Written exercise:
Each line from the top of the listing through the one holding "(zfwd) ++(0,27) -- (355,375);" should be restated word for word, with nothing added and no pictures.

Raw data:
──────────────────────────────

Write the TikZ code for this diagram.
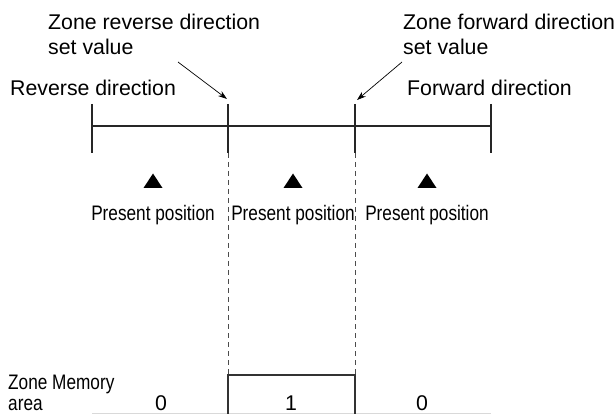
\documentclass[tikz,border=0pt]{standalone}
\usepackage{fontspec}
\setmainfont{Liberation Sans}
\newfontfamily\narrowfont[FakeStretch=0.82]{Liberation Sans}
\usetikzlibrary{positioning,arrows.meta}

\begin{document}
\begin{tikzpicture}[
    x=1pt, y=-1pt,
    >={Stealth[length=9pt,width=6pt]},
    lbl/.style={
        font=\fontsize{21.3}{25}\selectfont,
        align=left,
        inner sep=0pt
    },
    narrow/.style={
        font=\narrowfont\fontsize{21}{21}\selectfont,
        align=left,
        inner sep=0pt
    },
    axis/.style={line width=1.5pt, black!85},
    zoneline/.style={gray!60!black, line width=1pt, dash pattern=on 5pt off 4pt},
    membox/.style={black!80, line width=1.3pt},
    arr/.style={->, line width=0.7pt}
]
\useasboundingbox (0,0) rectangle (616,414);

% axis
\coordinate (revend) at (92,126);
\coordinate (zrev) at (228,126);
\coordinate (zfwd) at (355,126);
\coordinate (fwdend) at (491,126);

\draw[axis] (revend) -- (fwdend);
\foreach \c in {revend,zrev,zfwd,fwdend}
    \draw[axis] (\c) ++(0,-22) -- ++(0,49);

% labels on top
\node[lbl, anchor=north west] (revset) at (48,14)
{Zone reverse direction\\set value};
\node[lbl, anchor=north west] (fwdset) at (403,14)
{Zone forward direction\\set value};
\node[lbl, anchor=base west] (revdir) at (10,95.5) {Reverse direction};
\node[lbl, anchor=base west] (fwddir) at (407,95.5) {Forward direction};

\coordinate (revtail) at (178,62);
\coordinate (revhead) at (227,99);
\coordinate (fwdtail) at (402,62);
\coordinate (fwdhead) at (357,100);
\draw[arr] (revtail) -- (revhead);
\draw[arr] (fwdtail) -- (fwdhead);

% present positions
\foreach \x/\n in {153/left,293/mid,427/right}{
    \fill (\x,173.5) -- (\x+9.5,188) -- (\x-9.5,188) -- cycle;
    \node[narrow, anchor=base] (pp\n) at (\x,220.5) {Present position};
}

% zone boundaries
\draw[zoneline] (zrev) ++(0,27) -- (228,375);
\draw[zoneline] (zfwd) ++(0,27) -- (355,375);

% memory area
\draw[gray!30, line width=0.8pt] (92,413) -- (491,413);
\draw[membox] (228,415) -- (228,375) -- (355,375) -- (355,415);

\node[narrow, anchor=north west] (memo) at (8,375) {Zone Memory\\area};
\node[lbl, anchor=base] (bit0l) at (161,410) {0};
\node[lbl, anchor=base] (bit1) at (291,410) {1};
\node[lbl, anchor=base] (bit0r) at (422,410) {0};

\end{tikzpicture}
\end{document}
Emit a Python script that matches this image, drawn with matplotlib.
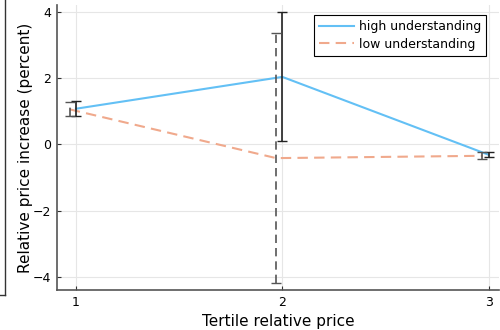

──────────────────────────────

Answer for this exercise:
Write the TikZ code for this diagram.
\documentclass[tikz,border=0pt]{standalone}
\usepackage{fontspec}
\setmainfont{Liberation Sans}
\newfontfamily\narrowfont[FakeStretch=0.82]{Liberation Sans}
\usetikzlibrary{positioning,arrows.meta}

\begin{document}
\begin{tikzpicture}[
    x=1pt, y=-1pt,
    >={Stealth[length=9pt,width=6pt]},
    lbl/.style={
        font=\fontsize{21.3}{25}\selectfont,
        align=left,
        inner sep=0pt
    },
    narrow/.style={
        font=\narrowfont\fontsize{21}{21}\selectfont,
        align=left,
        inner sep=0pt
    },
    axis/.style={line width=1.5pt, black!85},
    zoneline/.style={gray!60!black, line width=1pt, dash pattern=on 5pt off 4pt},
    membox/.style={black!80, line width=1.3pt},
    arr/.style={->, line width=0.7pt}
]
\useasboundingbox (0,0) rectangle (616,414);

% axis
\coordinate (revend) at (92,126);
\coordinate (zrev) at (228,126);
\coordinate (zfwd) at (355,126);
\coordinate (fwdend) at (491,126);

\draw[axis] (revend) -- (fwdend);
\foreach \c in {revend,zrev,zfwd,fwdend}
    \draw[axis] (\c) ++(0,-22) -- ++(0,49);

% labels on top
\node[lbl, anchor=north west] (revset) at (48,14)
{Zone reverse direction\\set value};
\node[lbl, anchor=north west] (fwdset) at (403,14)
{Zone forward direction\\set value};
\node[lbl, anchor=base west] (revdir) at (10,95.5) {Reverse direction};
\node[lbl, anchor=base west] (fwddir) at (407,95.5) {Forward direction};

\coordinate (revtail) at (178,62);
\coordinate (revhead) at (227,99);
\coordinate (fwdtail) at (402,62);
\coordinate (fwdhead) at (357,100);
\draw[arr] (revtail) -- (revhead);
\draw[arr] (fwdtail) -- (fwdhead);

% present positions
\foreach \x/\n in {153/left,293/mid,427/right}{
    \fill (\x,173.5) -- (\x+9.5,188) -- (\x-9.5,188) -- cycle;
    \node[narrow, anchor=base] (pp\n) at (\x,220.5) {Present position};
}

% zone boundaries
\draw[zoneline] (zrev) ++(0,27) -- (228,375);
\draw[zoneline] (zfwd) ++(0,27) -- (355,375);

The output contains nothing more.